Saturday, April 29, 2006

Own Goal

I like simple food. Fresh ingredients and not too much messing about. None of that duck-in-chocolate-sauce nonsense.

Expensive restaurants make me uneasy, because they really do make me think of the starving millions: and then I feel a hypocrite because the degrees of plenty are irrelevant. There's always lots of food in this house, even though some of it, the fruity and vegetably bits, is considered vile by at least one of the occupants.

In 1986 I found myself at the Poshest of the Posh meals, £80 a head, and that was a lot in 1986 (it's a lot now, if you ask me).

It was a weekend jolly from my husband Stephen's work and the idea was that all his colleagues played golf all weekend - but the exciting bit was that the people they were playing against were most of the team who won the 1966 World Cup. The whole thing was masterminded by Bobby Charlton ("Who's he?" asked Stephen, who knows as much about football as I do about Higgs Bosuns) and when I rang my father to tell him that the guest of honour was Sir Stanley Matthews he thought I was winding him up.

So, for football fans, fantastic - and even I was a bit impressed when Sir Geoff Hurst MBE asked me if I was enjoying it all (the true answer was, er, no, not really, but that's not what I said).

As it was 1986 and the country was governed by the Milk Snatcher, all the women without exception were wearing huge ball gowns in turquoise satin with vast bows. - Oh, yes, there was an exception actually - me - and I don't know what I was wearing but it was deeply wrong. Some slightly hippyish-looking skirty thing probably, with shoes that didn't match. I don't want to think about it.

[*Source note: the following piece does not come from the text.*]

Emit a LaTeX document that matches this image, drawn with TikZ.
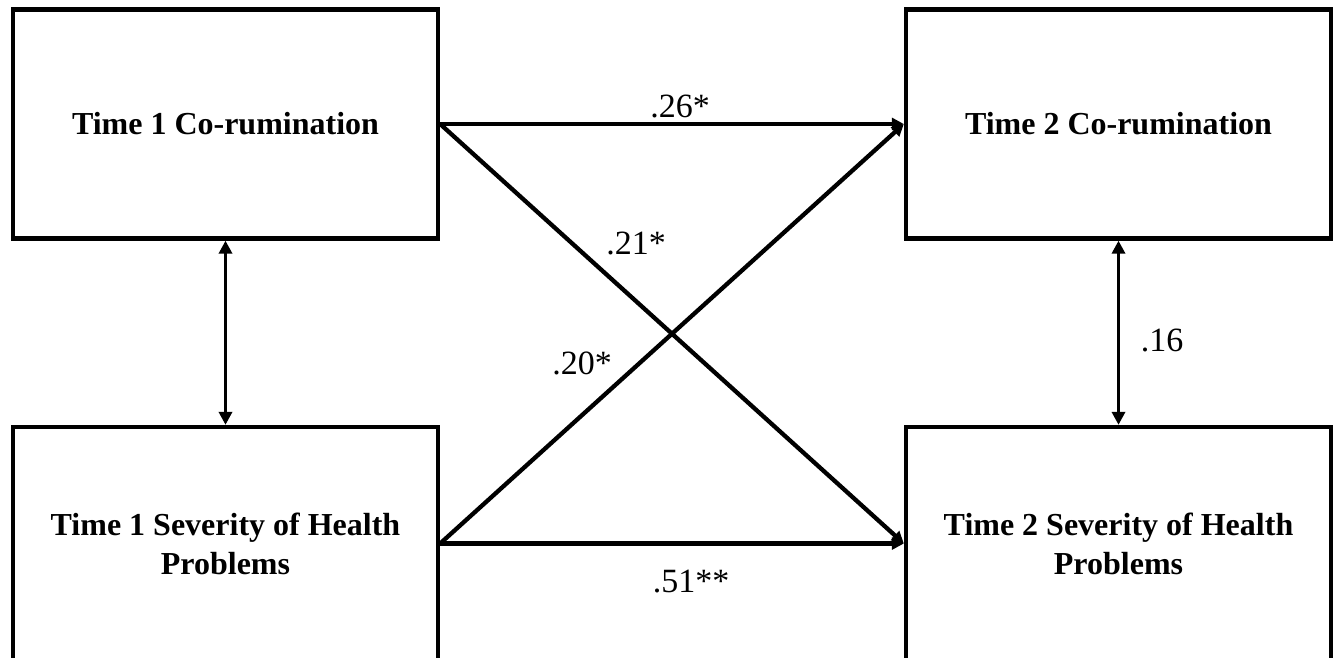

And the food, to justify the expense and to impress us all, had been overcomplicated until you couldn't tell what it was. Hence I don't remember what most of it was, but I do remember dessert.

Dessert was a plate covered in pureed kiwi fruit with little lines drawn on it in white chocolate and a little ball of brown chocolate nestling in the middle - - I know! You have guessed! A football pitch! What a charming tribute, eh?

It tasted really horrible and I bet poor Sir Stanley Matthews had to eat something like it at every meal he ever went to.